TO DO – Starting with the first line and ending with the line that holds "const textColor = '#474747';", repeat the material exactly.

┌─ DATA LINES

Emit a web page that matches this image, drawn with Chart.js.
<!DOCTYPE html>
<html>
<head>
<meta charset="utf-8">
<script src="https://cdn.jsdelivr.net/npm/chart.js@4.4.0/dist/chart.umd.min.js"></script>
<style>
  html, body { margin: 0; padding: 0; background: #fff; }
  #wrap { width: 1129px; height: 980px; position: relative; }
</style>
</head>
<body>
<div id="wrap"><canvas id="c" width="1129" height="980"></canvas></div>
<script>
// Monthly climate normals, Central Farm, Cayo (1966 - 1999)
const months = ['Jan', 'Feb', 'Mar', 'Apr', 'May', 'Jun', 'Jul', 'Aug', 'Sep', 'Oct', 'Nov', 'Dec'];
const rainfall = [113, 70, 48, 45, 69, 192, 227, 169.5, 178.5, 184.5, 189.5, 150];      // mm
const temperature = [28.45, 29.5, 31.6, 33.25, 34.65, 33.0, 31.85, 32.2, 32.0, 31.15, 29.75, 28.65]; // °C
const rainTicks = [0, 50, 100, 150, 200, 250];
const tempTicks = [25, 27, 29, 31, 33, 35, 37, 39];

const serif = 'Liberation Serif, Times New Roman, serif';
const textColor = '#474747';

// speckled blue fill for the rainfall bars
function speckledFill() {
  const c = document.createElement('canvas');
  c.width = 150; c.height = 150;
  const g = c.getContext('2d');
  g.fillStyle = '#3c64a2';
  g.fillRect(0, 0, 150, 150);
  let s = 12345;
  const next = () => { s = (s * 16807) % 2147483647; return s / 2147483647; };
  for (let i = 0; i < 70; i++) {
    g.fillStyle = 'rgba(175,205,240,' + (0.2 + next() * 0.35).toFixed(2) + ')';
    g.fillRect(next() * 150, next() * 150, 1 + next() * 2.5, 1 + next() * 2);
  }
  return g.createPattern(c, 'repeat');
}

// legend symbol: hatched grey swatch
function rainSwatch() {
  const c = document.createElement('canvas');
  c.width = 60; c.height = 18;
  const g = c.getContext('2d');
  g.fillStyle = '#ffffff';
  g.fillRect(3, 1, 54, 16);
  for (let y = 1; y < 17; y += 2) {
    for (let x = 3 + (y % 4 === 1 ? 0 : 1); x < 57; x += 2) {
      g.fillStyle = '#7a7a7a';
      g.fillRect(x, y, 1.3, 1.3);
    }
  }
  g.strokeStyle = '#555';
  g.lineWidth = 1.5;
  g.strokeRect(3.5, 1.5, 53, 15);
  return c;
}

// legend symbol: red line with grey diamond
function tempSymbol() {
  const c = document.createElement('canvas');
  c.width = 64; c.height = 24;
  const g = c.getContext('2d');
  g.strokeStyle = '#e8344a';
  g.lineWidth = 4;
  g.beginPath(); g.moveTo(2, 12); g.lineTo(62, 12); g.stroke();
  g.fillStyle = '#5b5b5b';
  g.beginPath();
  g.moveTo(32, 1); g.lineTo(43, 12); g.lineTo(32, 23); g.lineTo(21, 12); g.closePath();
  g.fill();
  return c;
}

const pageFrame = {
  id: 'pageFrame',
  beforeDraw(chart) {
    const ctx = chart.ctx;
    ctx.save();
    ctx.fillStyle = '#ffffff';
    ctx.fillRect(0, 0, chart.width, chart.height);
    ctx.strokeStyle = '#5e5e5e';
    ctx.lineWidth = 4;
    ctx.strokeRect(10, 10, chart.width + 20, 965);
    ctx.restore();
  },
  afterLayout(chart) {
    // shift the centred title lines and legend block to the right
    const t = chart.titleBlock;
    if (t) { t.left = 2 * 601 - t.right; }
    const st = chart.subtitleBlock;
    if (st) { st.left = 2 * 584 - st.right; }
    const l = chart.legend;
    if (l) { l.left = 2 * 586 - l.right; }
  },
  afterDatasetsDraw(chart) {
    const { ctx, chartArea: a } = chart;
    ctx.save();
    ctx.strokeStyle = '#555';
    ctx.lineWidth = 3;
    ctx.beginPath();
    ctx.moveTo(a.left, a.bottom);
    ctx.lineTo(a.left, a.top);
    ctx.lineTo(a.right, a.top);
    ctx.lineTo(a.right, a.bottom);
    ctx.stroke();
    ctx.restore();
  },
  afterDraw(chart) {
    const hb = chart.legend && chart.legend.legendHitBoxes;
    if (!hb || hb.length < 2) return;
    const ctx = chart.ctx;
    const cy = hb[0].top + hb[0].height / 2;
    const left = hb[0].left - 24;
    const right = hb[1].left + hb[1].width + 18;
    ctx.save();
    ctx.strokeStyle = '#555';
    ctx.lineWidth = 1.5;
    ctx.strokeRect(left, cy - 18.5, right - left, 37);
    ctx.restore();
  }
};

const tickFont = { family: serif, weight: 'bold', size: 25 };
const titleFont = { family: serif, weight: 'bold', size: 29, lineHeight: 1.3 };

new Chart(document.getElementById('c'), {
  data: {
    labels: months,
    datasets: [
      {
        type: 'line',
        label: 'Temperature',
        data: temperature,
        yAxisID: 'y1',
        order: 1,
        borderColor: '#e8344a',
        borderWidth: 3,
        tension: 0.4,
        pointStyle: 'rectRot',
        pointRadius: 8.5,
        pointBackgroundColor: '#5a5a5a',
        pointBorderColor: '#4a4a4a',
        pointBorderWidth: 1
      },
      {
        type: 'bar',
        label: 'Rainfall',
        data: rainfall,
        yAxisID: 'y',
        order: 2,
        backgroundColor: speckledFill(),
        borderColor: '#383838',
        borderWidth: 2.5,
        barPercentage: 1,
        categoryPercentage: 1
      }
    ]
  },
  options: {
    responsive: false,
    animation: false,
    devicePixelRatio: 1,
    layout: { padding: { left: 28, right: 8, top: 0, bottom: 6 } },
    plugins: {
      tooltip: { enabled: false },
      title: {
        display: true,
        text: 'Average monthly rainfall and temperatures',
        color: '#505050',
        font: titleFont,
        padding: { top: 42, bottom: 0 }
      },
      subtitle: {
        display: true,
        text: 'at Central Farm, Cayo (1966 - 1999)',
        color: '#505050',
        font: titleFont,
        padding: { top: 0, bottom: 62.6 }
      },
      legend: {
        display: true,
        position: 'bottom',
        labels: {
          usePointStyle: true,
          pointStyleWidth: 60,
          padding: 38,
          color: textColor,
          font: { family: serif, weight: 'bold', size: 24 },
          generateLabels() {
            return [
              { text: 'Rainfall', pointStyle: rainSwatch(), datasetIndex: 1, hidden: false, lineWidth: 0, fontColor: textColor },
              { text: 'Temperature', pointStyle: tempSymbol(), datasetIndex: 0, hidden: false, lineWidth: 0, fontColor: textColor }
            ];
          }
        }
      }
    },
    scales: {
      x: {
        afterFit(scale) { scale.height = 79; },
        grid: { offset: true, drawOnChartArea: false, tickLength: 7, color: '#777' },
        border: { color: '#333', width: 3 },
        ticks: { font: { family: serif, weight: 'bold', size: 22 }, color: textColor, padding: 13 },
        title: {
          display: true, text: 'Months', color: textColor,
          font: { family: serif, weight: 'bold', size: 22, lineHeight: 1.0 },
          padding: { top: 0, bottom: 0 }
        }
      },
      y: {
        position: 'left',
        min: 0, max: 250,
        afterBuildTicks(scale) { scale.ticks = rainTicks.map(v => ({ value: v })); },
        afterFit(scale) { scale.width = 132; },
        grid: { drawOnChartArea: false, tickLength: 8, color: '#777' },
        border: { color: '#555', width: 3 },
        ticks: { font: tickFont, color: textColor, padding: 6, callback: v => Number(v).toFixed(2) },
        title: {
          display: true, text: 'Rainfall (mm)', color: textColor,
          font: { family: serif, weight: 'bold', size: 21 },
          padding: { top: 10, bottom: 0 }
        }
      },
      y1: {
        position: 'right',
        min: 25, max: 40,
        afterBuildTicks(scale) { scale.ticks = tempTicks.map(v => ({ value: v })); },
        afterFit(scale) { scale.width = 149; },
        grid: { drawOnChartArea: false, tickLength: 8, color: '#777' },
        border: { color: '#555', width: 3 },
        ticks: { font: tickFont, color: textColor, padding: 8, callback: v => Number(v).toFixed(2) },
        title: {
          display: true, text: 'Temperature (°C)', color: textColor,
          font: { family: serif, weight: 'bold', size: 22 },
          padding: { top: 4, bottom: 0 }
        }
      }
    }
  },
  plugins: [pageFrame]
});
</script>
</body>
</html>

└─

SOLUTION TO THE EXERCISE –
Emit a web page that matches this image, drawn with Chart.js.
<!DOCTYPE html>
<html>
<head>
<meta charset="utf-8">
<script src="https://cdn.jsdelivr.net/npm/chart.js@4.4.0/dist/chart.umd.min.js"></script>
<style>
  html, body { margin: 0; padding: 0; background: #fff; }
  #wrap { width: 1129px; height: 980px; position: relative; }
</style>
</head>
<body>
<div id="wrap"><canvas id="c" width="1129" height="980"></canvas></div>
<script>
// Monthly climate normals, Central Farm, Cayo (1966 - 1999)
const months = ['Jan', 'Feb', 'Mar', 'Apr', 'May', 'Jun', 'Jul', 'Aug', 'Sep', 'Oct', 'Nov', 'Dec'];
const rainfall = [113, 70, 48, 45, 69, 192, 227, 169.5, 178.5, 184.5, 189.5, 150];      // mm
const temperature = [28.45, 29.5, 31.6, 33.25, 34.65, 33.0, 31.85, 32.2, 32.0, 31.15, 29.75, 28.65]; // °C
const rainTicks = [0, 50, 100, 150, 200, 250];
const tempTicks = [25, 27, 29, 31, 33, 35, 37, 39];

const serif = 'Liberation Serif, Times New Roman, serif';
const textColor = '#474747';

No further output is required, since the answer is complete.